## WHAT IS REQUIRED
Print all of the lines exactly. Any picture among them stays out.

## DATASET SECTION
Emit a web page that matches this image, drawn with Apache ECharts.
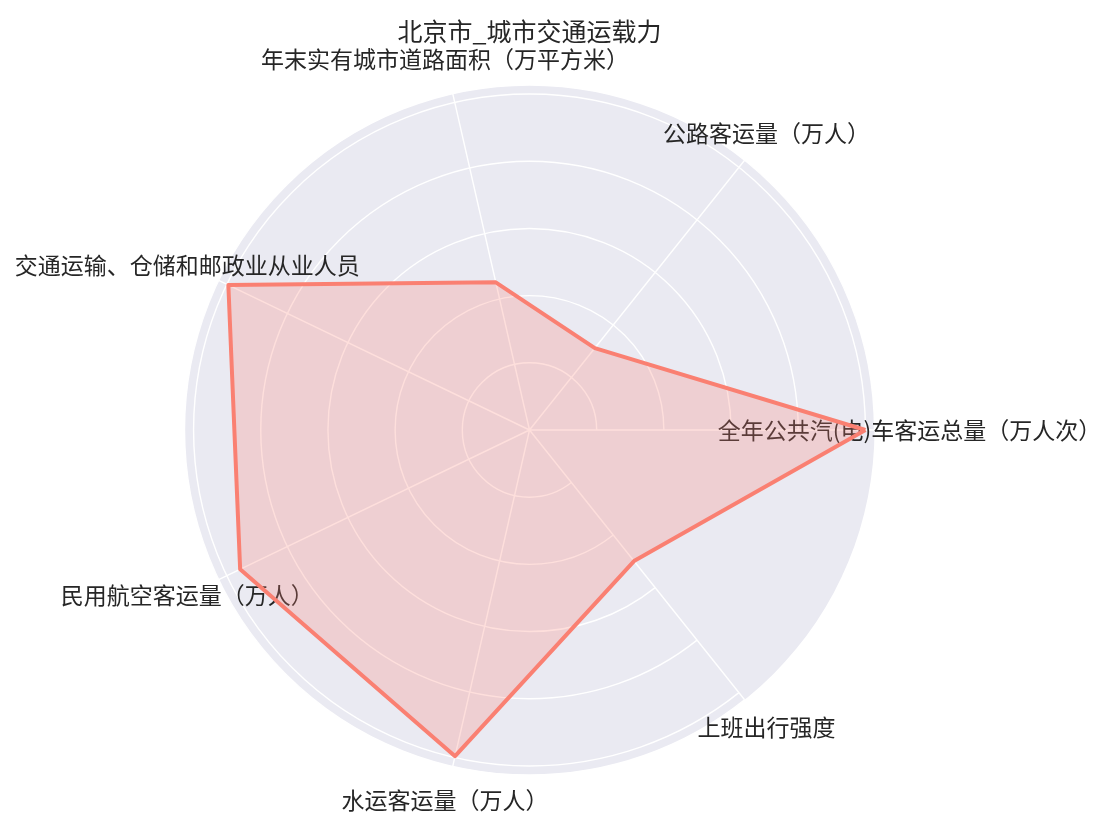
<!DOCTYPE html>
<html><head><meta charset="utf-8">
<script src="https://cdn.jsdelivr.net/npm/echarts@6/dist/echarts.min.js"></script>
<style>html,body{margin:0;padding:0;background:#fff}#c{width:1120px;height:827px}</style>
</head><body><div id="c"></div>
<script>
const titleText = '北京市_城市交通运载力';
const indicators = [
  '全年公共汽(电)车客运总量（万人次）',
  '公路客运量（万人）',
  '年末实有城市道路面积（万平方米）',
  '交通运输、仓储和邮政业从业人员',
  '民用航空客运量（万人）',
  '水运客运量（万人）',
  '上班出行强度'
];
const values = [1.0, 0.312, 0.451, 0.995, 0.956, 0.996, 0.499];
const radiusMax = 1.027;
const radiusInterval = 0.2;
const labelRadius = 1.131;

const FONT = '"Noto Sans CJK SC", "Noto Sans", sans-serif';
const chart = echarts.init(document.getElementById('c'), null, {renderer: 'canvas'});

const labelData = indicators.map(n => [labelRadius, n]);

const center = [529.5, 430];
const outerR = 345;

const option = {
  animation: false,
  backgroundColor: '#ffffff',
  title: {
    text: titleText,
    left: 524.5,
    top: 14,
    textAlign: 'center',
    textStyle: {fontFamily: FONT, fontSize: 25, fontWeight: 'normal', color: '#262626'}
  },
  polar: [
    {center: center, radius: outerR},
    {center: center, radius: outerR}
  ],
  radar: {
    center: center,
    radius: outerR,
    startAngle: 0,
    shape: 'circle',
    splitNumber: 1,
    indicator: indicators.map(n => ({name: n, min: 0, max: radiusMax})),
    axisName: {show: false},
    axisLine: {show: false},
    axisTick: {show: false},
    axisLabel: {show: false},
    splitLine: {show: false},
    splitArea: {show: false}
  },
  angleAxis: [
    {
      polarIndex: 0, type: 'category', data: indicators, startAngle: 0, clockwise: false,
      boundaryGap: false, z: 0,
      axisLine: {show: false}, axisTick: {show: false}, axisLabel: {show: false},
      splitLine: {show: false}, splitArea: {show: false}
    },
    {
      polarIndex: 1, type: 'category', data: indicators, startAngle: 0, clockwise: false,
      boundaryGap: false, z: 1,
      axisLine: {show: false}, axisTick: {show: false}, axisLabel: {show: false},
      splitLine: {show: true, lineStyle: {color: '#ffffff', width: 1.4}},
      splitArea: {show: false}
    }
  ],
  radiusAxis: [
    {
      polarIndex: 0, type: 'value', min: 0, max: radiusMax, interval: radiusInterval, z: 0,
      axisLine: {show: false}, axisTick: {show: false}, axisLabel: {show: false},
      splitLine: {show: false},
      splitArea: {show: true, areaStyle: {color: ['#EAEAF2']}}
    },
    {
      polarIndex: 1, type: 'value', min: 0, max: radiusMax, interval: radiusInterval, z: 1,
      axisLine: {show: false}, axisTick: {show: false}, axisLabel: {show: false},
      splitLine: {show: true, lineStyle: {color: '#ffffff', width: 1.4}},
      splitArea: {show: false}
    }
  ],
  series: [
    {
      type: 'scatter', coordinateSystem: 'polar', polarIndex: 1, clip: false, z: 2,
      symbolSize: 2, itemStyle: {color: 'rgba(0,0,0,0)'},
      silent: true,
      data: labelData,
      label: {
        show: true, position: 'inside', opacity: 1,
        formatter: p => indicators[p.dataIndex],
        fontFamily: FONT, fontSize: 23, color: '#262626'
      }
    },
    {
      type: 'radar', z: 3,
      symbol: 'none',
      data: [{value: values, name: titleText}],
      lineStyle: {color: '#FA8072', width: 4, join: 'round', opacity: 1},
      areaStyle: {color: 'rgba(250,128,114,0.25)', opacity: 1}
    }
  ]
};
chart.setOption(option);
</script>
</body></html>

## WRITTEN SOLUTION
Emit a web page that matches this image, drawn with Apache ECharts.
<!DOCTYPE html>
<html><head><meta charset="utf-8">
<script src="https://cdn.jsdelivr.net/npm/echarts@6/dist/echarts.min.js"></script>
<style>html,body{margin:0;padding:0;background:#fff}#c{width:1120px;height:827px}</style>
</head><body><div id="c"></div>
<script>
const titleText = '北京市_城市交通运载力';
const indicators = [
  '全年公共汽(电)车客运总量（万人次）',
  '公路客运量（万人）',
  '年末实有城市道路面积（万平方米）',
  '交通运输、仓储和邮政业从业人员',
  '民用航空客运量（万人）',
  '水运客运量（万人）',
  '上班出行强度'
];
const values = [1.0, 0.312, 0.451, 0.995, 0.956, 0.996, 0.499];
const radiusMax = 1.027;
const radiusInterval = 0.2;
const labelRadius = 1.131;

const FONT = '"Noto Sans CJK SC", "Noto Sans", sans-serif';
const chart = echarts.init(document.getElementById('c'), null, {renderer: 'canvas'});

const labelData = indicators.map(n => [labelRadius, n]);

const center = [529.5, 430];
const outerR = 345;

const option = {
  animation: false,
  backgroundColor: '#ffffff',
  title: {
    text: titleText,
    left: 524.5,
    top: 14,
    textAlign: 'center',
    textStyle: {fontFamily: FONT, fontSize: 25, fontWeight: 'normal', color: '#262626'}
  },
  polar: [
    {center: center, radius: outerR},
    {center: center, radius: outerR}
  ],
  radar: {
    center: center,
    radius: outerR,
    startAngle: 0,
    shape: 'circle',
    splitNumber: 1,
    indicator: indicators.map(n => ({name: n, min: 0, max: radiusMax})),
    axisName: {show: false},
    axisLine: {show: false},
    axisTick: {show: false},
    axisLabel: {show: false},
    splitLine: {show: false},
    splitArea: {show: false}
  },
  angleAxis: [
    {
      polarIndex: 0, type: 'category', data: indicators, startAngle: 0, clockwise: false,
      boundaryGap: false, z: 0,
      axisLine: {show: false}, axisTick: {show: false}, axisLabel: {show: false},
      splitLine: {show: false}, splitArea: {show: false}
    },
    {
      polarIndex: 1, type: 'category', data: indicators, startAngle: 0, clockwise: false,
      boundaryGap: false, z: 1,
      axisLine: {show: false}, axisTick: {show: false}, axisLabel: {show: false},
      splitLine: {show: true, lineStyle: {color: '#ffffff', width: 1.4}},
      splitArea: {show: false}
    }
  ],
  radiusAxis: [
    {
      polarIndex: 0, type: 'value', min: 0, max: radiusMax, interval: radiusInterval, z: 0,
      axisLine: {show: false}, axisTick: {show: false}, axisLabel: {show: false},
      splitLine: {show: false},
      splitArea: {show: true, areaStyle: {color: ['#EAEAF2']}}
    },
    {
      polarIndex: 1, type: 'value', min: 0, max: radiusMax, interval: radiusInterval, z: 1,
      axisLine: {show: false}, axisTick: {show: false}, axisLabel: {show: false},
      splitLine: {show: true, lineStyle: {color: '#ffffff', width: 1.4}},
      splitArea: {show: false}
    }
  ],
  series: [
    {
      type: 'scatter', coordinateSystem: 'polar', polarIndex: 1, clip: false, z: 2,
      symbolSize: 2, itemStyle: {color: 'rgba(0,0,0,0)'},
      silent: true,
      data: labelData,
      label: {
        show: true, position: 'inside', opacity: 1,
        formatter: p => indicators[p.dataIndex],
        fontFamily: FONT, fontSize: 23, color: '#262626'
      }
    },
    {
      type: 'radar', z: 3,
      symbol: 'none',
      data: [{value: values, name: titleText}],
      lineStyle: {color: '#FA8072', width: 4, join: 'round', opacity: 1},
      areaStyle: {color: 'rgba(250,128,114,0.25)', opacity: 1}
    }
  ]
};
chart.setOption(option);
</script>
</body></html>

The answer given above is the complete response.